## EXERCISE REQUIREMENTS
Take every line from the first down to the line with "plt.rcParams['font.family'] = ['Liberation" and set it down exactly, without the pictures.

## MATERIAL PROVIDED
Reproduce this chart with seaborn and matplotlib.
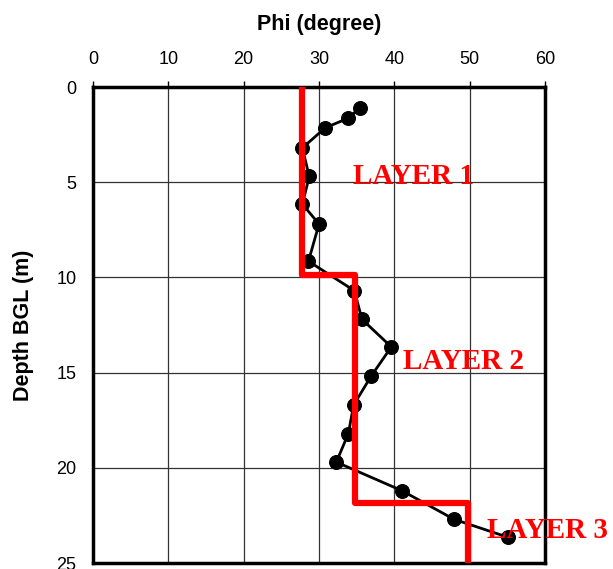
import matplotlib
matplotlib.use("Agg")
import matplotlib.pyplot as plt
import seaborn as sns
import pandas as pd

phi = [35.5, 33.8, 30.8, 27.8, 28.7, 27.8, 30.0, 28.6, 34.7, 35.7, 39.6, 36.9, 34.6, 33.9, 32.3, 41.0, 47.9, 55.1]
depth = [1.1, 1.65, 2.15, 3.2, 4.7, 6.15, 7.2, 9.15, 10.7, 12.2, 13.65, 15.2, 16.7, 18.2, 19.7, 21.2, 22.7, 23.65]

layer_phi = [27.8, 27.8, 34.8, 34.8, 49.8, 49.8]
layer_depth = [0, 9.9, 9.9, 21.85, 21.85, 25]

layer_labels = ["LAYER 1", "LAYER 2", "LAYER 3"]
layer_label_phi = [34.5, 41.15, 52.3]
layer_label_depth = [5.1, 14.8, 23.7]

x_ticks = [0, 10, 20, 30, 40, 50, 60]
y_ticks = [0, 5, 10, 15, 20, 25]

sns.set_style("white")
plt.rcParams['font.family'] = ['Liberation Sans', 'DejaVu Sans']

fig = plt.figure(figsize=(6.13, 5.69), dpi=100)
ax = fig.add_axes([93/613, 6/569, (545-93)/613, (563-87)/569])

df = pd.DataFrame({"phi": phi, "depth": depth})
ldf = pd.DataFrame({"phi": layer_phi, "depth": layer_depth})

sns.lineplot(data=df, x="phi", y="depth", sort=False, estimator=None, ax=ax,
             color="black", linewidth=2, marker="o", markersize=10,
             markeredgecolor="black", markerfacecolor="black", zorder=3)
sns.lineplot(data=ldf, x="phi", y="depth", sort=False, estimator=None, ax=ax,
             color="#ff0000", linewidth=4.5, zorder=4)

for lab, lx, ly in zip(layer_labels, layer_label_phi, layer_label_depth):
    ax.text(lx, ly, lab, color="#ff0000", fontsize=21, fontweight="bold",
            family="Liberation Serif", ha="left", va="baseline", clip_on=False, zorder=5)

ax.set_xlim(0, 60)
ax.set_ylim(25, 0)
ax.set_xticks(x_ticks)
ax.set_yticks(y_ticks)
ax.xaxis.tick_top()
ax.xaxis.set_label_position("top")
ax.tick_params(axis="both", direction="out", length=4, width=1, labelsize=13, colors="black")
ax.tick_params(axis="x", pad=10)
ax.tick_params(axis="y", pad=8)
ax.grid(True, color="#333333", linewidth=0.9)
ax.set_axisbelow(True)
for s in ax.spines.values():
    s.set_visible(True)
    s.set_color("black")
    s.set_linewidth(2.5)

ax.set_xlabel("Phi (degree)", fontsize=15.5, fontweight="bold", labelpad=14.5, color="black")
ax.set_ylabel("Depth BGL (m)", fontsize=15.5, fontweight="bold", labelpad=16, color="black")

fig.savefig("out.png", dpi=100)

## COMPLETE OUTPUT
Reproduce this chart with seaborn and matplotlib.
import matplotlib
matplotlib.use("Agg")
import matplotlib.pyplot as plt
import seaborn as sns
import pandas as pd

phi = [35.5, 33.8, 30.8, 27.8, 28.7, 27.8, 30.0, 28.6, 34.7, 35.7, 39.6, 36.9, 34.6, 33.9, 32.3, 41.0, 47.9, 55.1]
depth = [1.1, 1.65, 2.15, 3.2, 4.7, 6.15, 7.2, 9.15, 10.7, 12.2, 13.65, 15.2, 16.7, 18.2, 19.7, 21.2, 22.7, 23.65]

layer_phi = [27.8, 27.8, 34.8, 34.8, 49.8, 49.8]
layer_depth = [0, 9.9, 9.9, 21.85, 21.85, 25]

layer_labels = ["LAYER 1", "LAYER 2", "LAYER 3"]
layer_label_phi = [34.5, 41.15, 52.3]
layer_label_depth = [5.1, 14.8, 23.7]

x_ticks = [0, 10, 20, 30, 40, 50, 60]
y_ticks = [0, 5, 10, 15, 20, 25]

sns.set_style("white")
plt.rcParams['font.family'] = ['Liberation Sans', 'DejaVu Sans']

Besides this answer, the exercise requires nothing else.